Distinguishing between legal advice and business advice. As the successful general counsel moves from the more limited role of providing legal advice to collaborating with the board and senior management in making the company’s most important decisions, he or she must be cautious to ensure that the board will understand the type of advice being provided. The board is more likely to defer to the general counsel on legal matters than on business matters, and the general counsel should not “play the legal card” when providing views on business matters. The board may treat the general counsel as a peer in making business decisions, but directors still want to understand when the general counsel is addressing a legal matter and when he or she is participating as a business advisor. Note that this becomes more complicated when the general counsel is responsible for a business function — for example, human resources or business development.

Build a culture in the law department to support the tone set by the board

The literature and commentators emphasize the importance of “tone at the top” and developments over the last 15 years confirm that the board plays a critical role in establishing the tone for the entire organization and that this tone is an important corporate asset. In recent years, companies have also emphasized the tone at the middle and bottom, as they seek to ensure that the approaches and priorities set by the board take hold throughout the organization.

Each law department will have its own culture and strategies. As public company boards focus on the tone at the top, the general counsel should ensure that the culture of the law department is consistent with and supports the tone that the board sets for the entire organization. The general counsel will ensure that attributes such as conservatism, transparency and independence are part of the law department culture but may also seek to emphasize teamwork and collaboration.

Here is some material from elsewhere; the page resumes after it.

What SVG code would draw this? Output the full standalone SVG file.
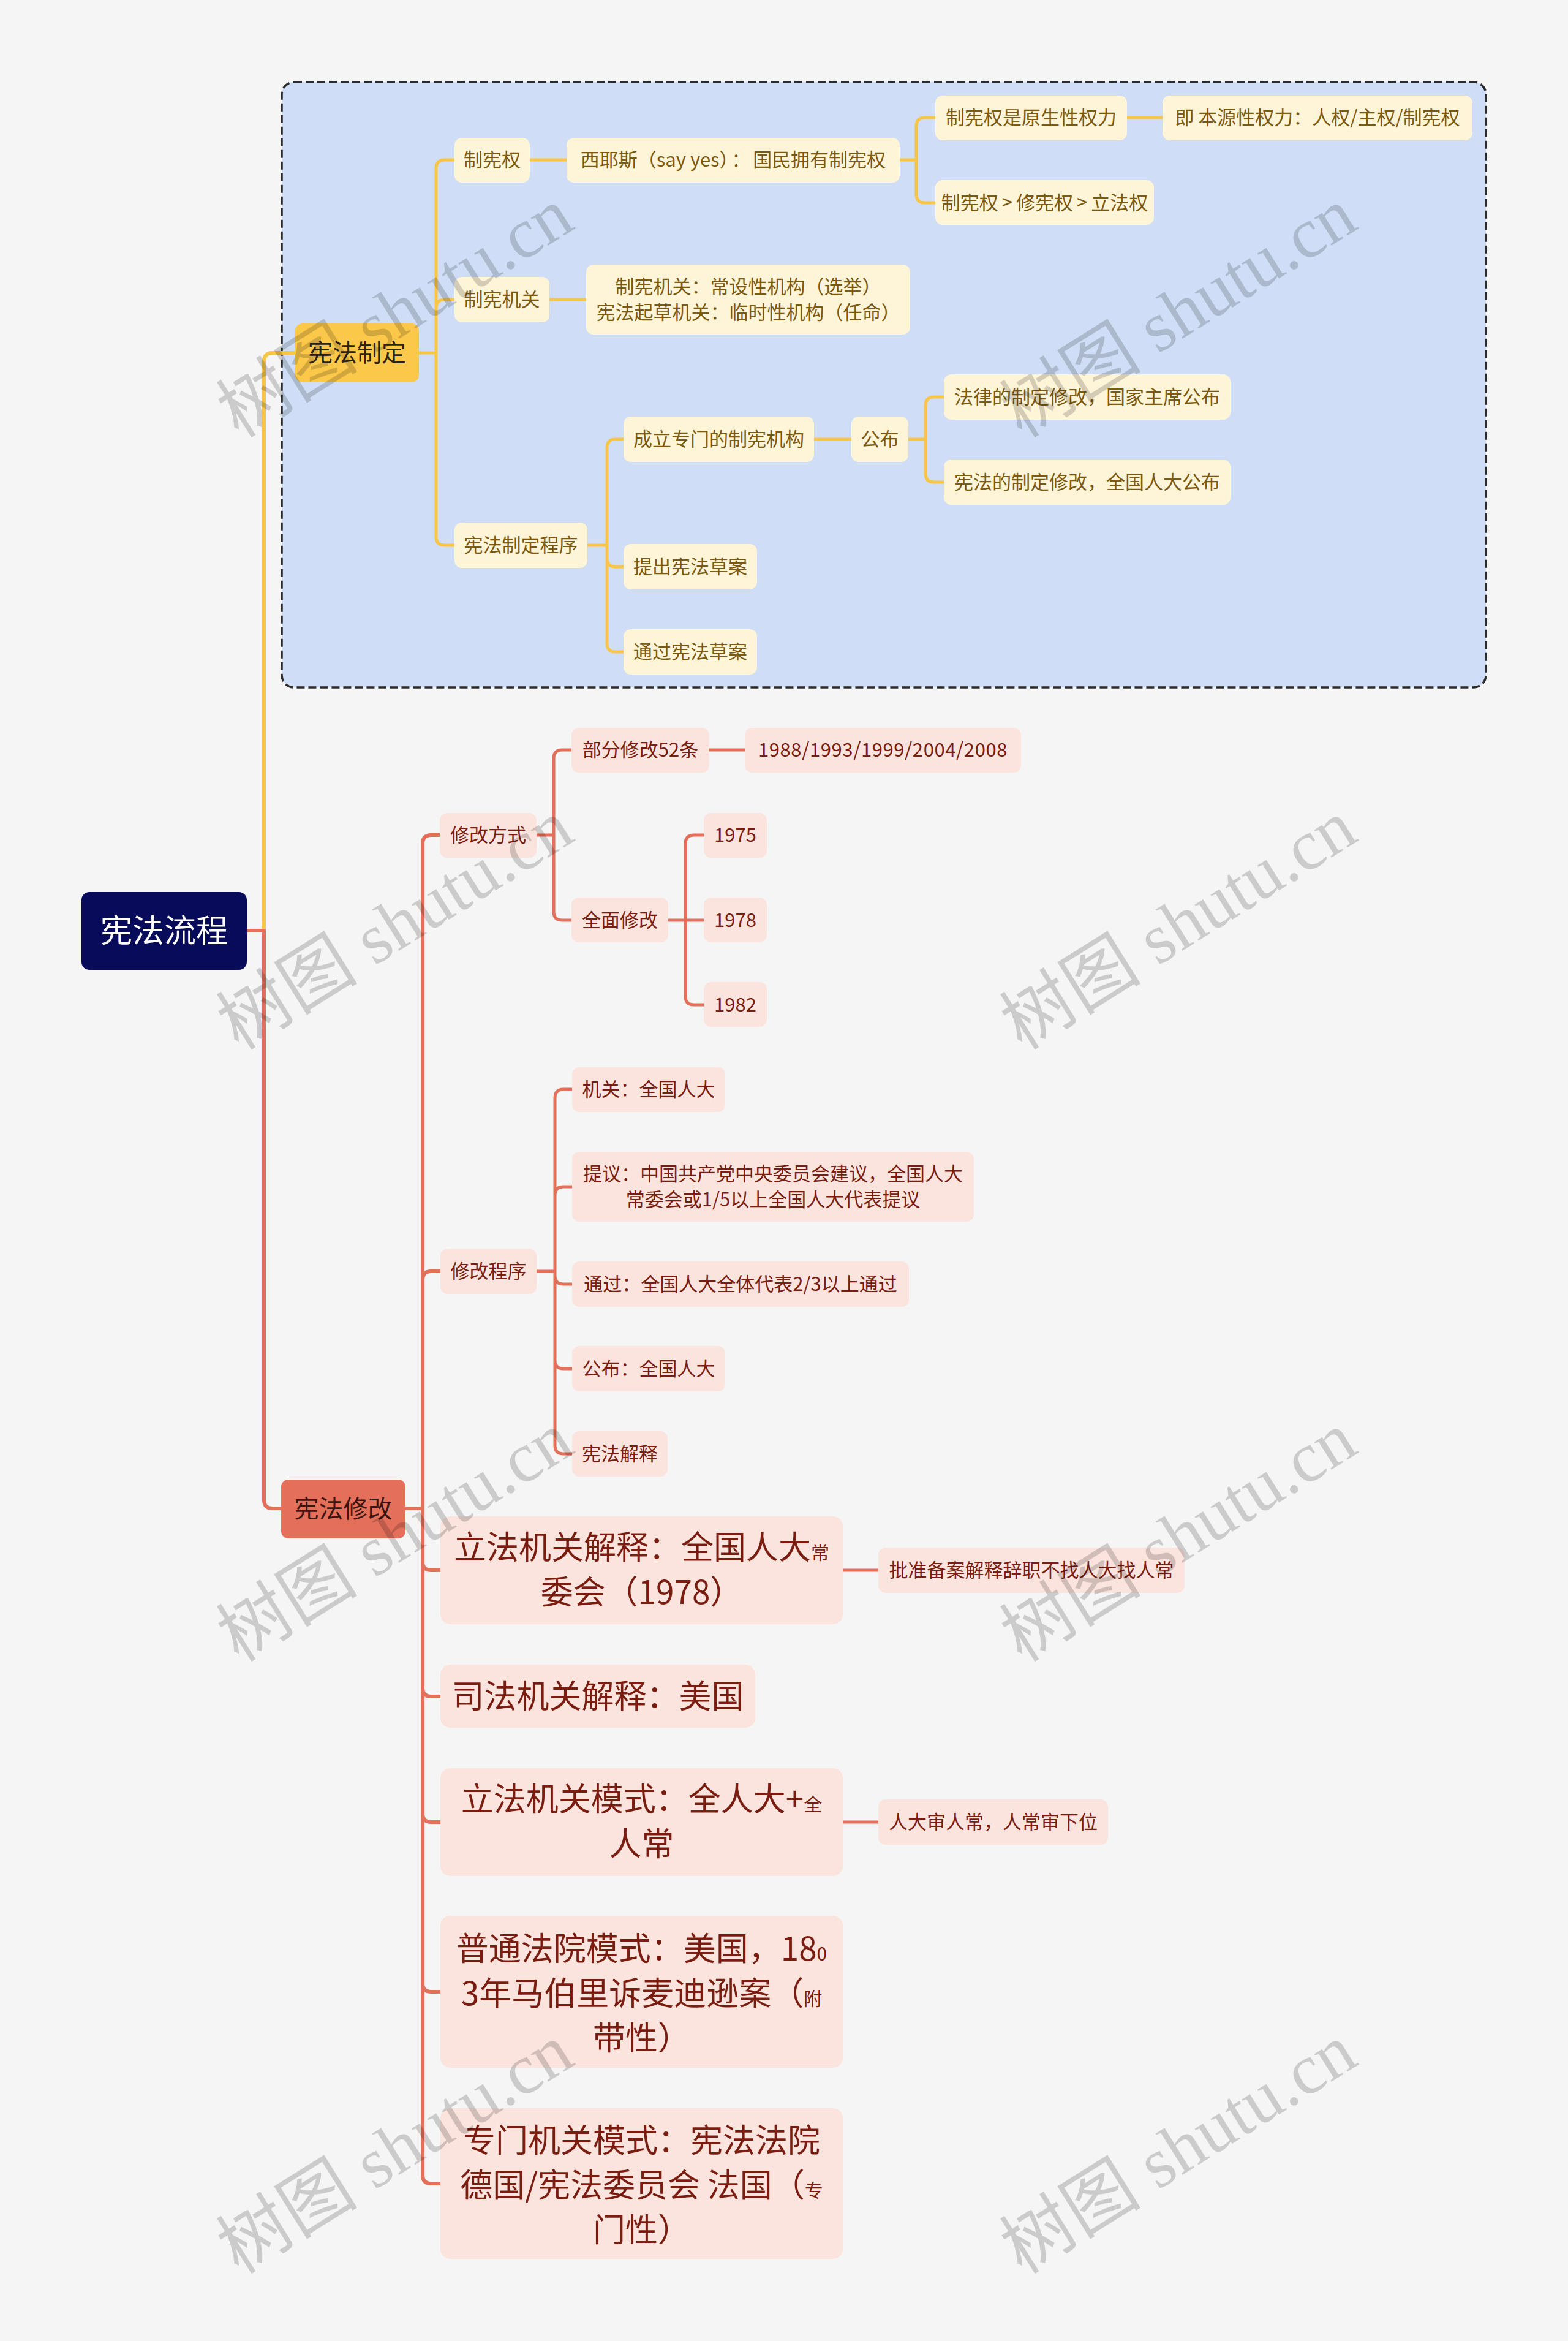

These attributes will help the organization create value and also come into play in making decisions on specific legal matters and in supporting the work of the board.

Conclusion

Since Enron and continuing through the financial crisis, public company boards have worked hard to restore confidence in the integrity of US public companies. They have gone far beyond requirements imposed by new laws and regulations in efforts to improve their own performance. Law departments have played a crucial role in this process, not only advising boards on governance, but going well beyond the role of providing legal advice to collaborate as trusted advisors to the board and take an important role as leaders of the company. Looking forward, law department leadership and initiatives will be even more important to successful corporate governance as directors undertake increasingly ambitious approaches to carry out their duties and contribute to their companies.